Collected data:
-------

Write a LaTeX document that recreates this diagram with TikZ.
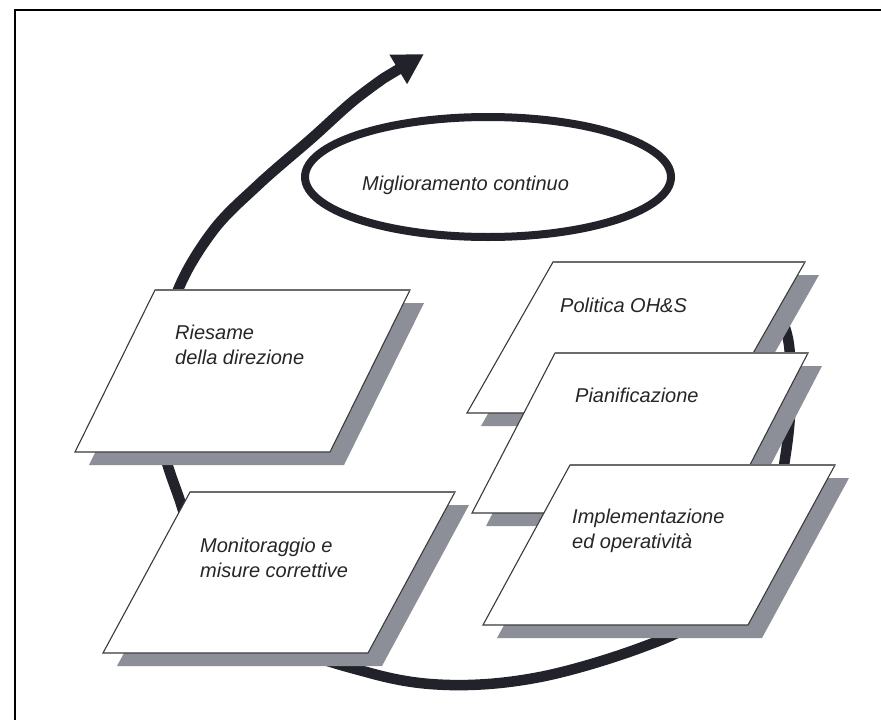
\documentclass[tikz,border=0pt]{standalone}
\usepackage{fontspec}
\setmainfont{Liberation Sans}
\usetikzlibrary{arrows.meta}
\definecolor{ink}{HTML}{22222A}
\definecolor{shade}{HTML}{8C8F98}
\definecolor{rim}{HTML}{3A3A3A}
\tikzset{
  loopline/.style={draw=ink, line width=10.5pt, line cap=round, line join=round},
  ringline/.style={draw=ink, line width=8pt},
  cardshadow/.style={fill=shade},
  cardface/.style={fill=white, draw=rim, line width=1.1pt, line join=miter},
  cardtop/.style={draw=rim!75, line width=2pt},
  cardtext/.style={font=\fontsize{20}{25}\selectfont\itshape, inner sep=0pt,
                   align=left, text=black!85, anchor=west},
}
% one sheet: top-left x, top y, width, slant, height
\newcommand{\sheet}[5]{%
  \fill[cardshadow] (#1+14,#2+13) -- ++(#3,0) -- ++(-#4,#5) -- ++(-#3,0) -- cycle;
  \draw[cardface] (#1,#2) -- ++(#3,0) -- ++(-#4,#5) -- ++(-#3,0) -- cycle;
  \draw[cardtop] (#1,#2) -- ++(#3,0);
}
\begin{document}
\begin{tikzpicture}[x=1pt,y=-1pt]
  \useasboundingbox[fill=white] (0,0) rectangle (881,720);
  % frame
  \draw[line width=2pt] (15,720) -- (15,10) -- (881,10);

  % continual improvement ring
  \draw[ringline] (488,177) ellipse [x radius=183pt, y radius=60pt];
  \node[cardtext] (migl) at (362,185) {Miglioramento continuo};

  % the big cycle arrow, ending in a short straight run under the head
  \coordinate (loopend) at (424,54);
  \draw[loopline, -{Triangle[length=30pt,width=32pt]}]
    plot[smooth, tension=0.6] coordinates {
      (768,290) (789,345) (787,445) (760,555) (702,617) (640,648)
      (540,677) (450,685) (370,673) (275,637) (205,560) (178,495)
      (162,440) (160,370) (176,295) (212,232) (258,185) (312,138)
      (352,102) (384,78)}
    -- (loopend);

  % sheets
  \sheet{155}{290}{255}{80}{162}
  \node[cardtext] (riesame) at (175,345) {Riesame\\della direzione};

  \sheet{190}{492}{265}{87}{161}
  \node[cardtext] (monit) at (200,558) {Monitoraggio e\\misure correttive};

  \sheet{553}{262}{252}{86}{151}
  \node[cardtext] (politica) at (560,305) {Politica OH\&S};

  \sheet{555}{353}{253}{83}{160}
  \node[cardtext] (pianif) at (575,395) {Pianificazione};

  \sheet{570}{465}{265}{87}{160}
  \node[cardtext] (implem) at (572,531) {Implementazione\\ed operatività};
\end{tikzpicture}
\end{document}
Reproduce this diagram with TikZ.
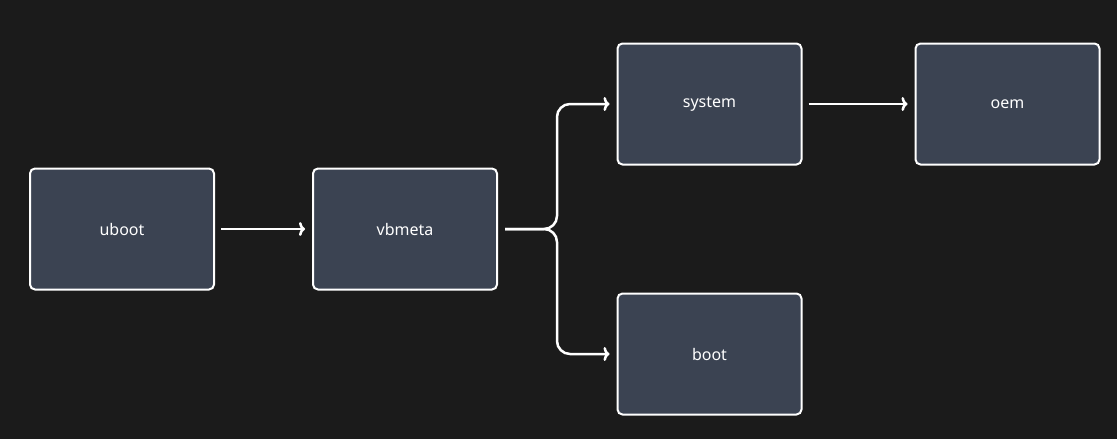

-------

EXERCISE DIRECTIONS: Reproduce the full listing faithfully, but do not carry over any pictures.

CORRECT ANSWER:
Write a LaTeX document that recreates this diagram with TikZ.
\documentclass[tikz,border=0pt]{standalone}
\usepackage{fontspec}
\setmainfont{Liberation Sans}
\usetikzlibrary{arrows.meta}
\definecolor{ink}{HTML}{22222A}
\definecolor{shade}{HTML}{8C8F98}
\definecolor{rim}{HTML}{3A3A3A}
\tikzset{
  loopline/.style={draw=ink, line width=10.5pt, line cap=round, line join=round},
  ringline/.style={draw=ink, line width=8pt},
  cardshadow/.style={fill=shade},
  cardface/.style={fill=white, draw=rim, line width=1.1pt, line join=miter},
  cardtop/.style={draw=rim!75, line width=2pt},
  cardtext/.style={font=\fontsize{20}{25}\selectfont\itshape, inner sep=0pt,
                   align=left, text=black!85, anchor=west},
}
% one sheet: top-left x, top y, width, slant, height
\newcommand{\sheet}[5]{%
  \fill[cardshadow] (#1+14,#2+13) -- ++(#3,0) -- ++(-#4,#5) -- ++(-#3,0) -- cycle;
  \draw[cardface] (#1,#2) -- ++(#3,0) -- ++(-#4,#5) -- ++(-#3,0) -- cycle;
  \draw[cardtop] (#1,#2) -- ++(#3,0);
}
\begin{document}
\begin{tikzpicture}[x=1pt,y=-1pt]
  \useasboundingbox[fill=white] (0,0) rectangle (881,720);
  % frame
  \draw[line width=2pt] (15,720) -- (15,10) -- (881,10);

  % continual improvement ring
  \draw[ringline] (488,177) ellipse [x radius=183pt, y radius=60pt];
  \node[cardtext] (migl) at (362,185) {Miglioramento continuo};

  % the big cycle arrow, ending in a short straight run under the head
  \coordinate (loopend) at (424,54);
  \draw[loopline, -{Triangle[length=30pt,width=32pt]}]
    plot[smooth, tension=0.6] coordinates {
      (768,290) (789,345) (787,445) (760,555) (702,617) (640,648)
      (540,677) (450,685) (370,673) (275,637) (205,560) (178,495)
      (162,440) (160,370) (176,295) (212,232) (258,185) (312,138)
      (352,102) (384,78)}
    -- (loopend);

  % sheets
  \sheet{155}{290}{255}{80}{162}
  \node[cardtext] (riesame) at (175,345) {Riesame\\della direzione};

  \sheet{190}{492}{265}{87}{161}
  \node[cardtext] (monit) at (200,558) {Monitoraggio e\\misure correttive};

  \sheet{553}{262}{252}{86}{151}
  \node[cardtext] (politica) at (560,305) {Politica OH\&S};

  \sheet{555}{353}{253}{83}{160}
  \node[cardtext] (pianif) at (575,395) {Pianificazione};

  \sheet{570}{465}{265}{87}{160}
  \node[cardtext] (implem) at (572,531) {Implementazione\\ed operatività};
\end{tikzpicture}
\end{document}
Reproduce this diagram with TikZ.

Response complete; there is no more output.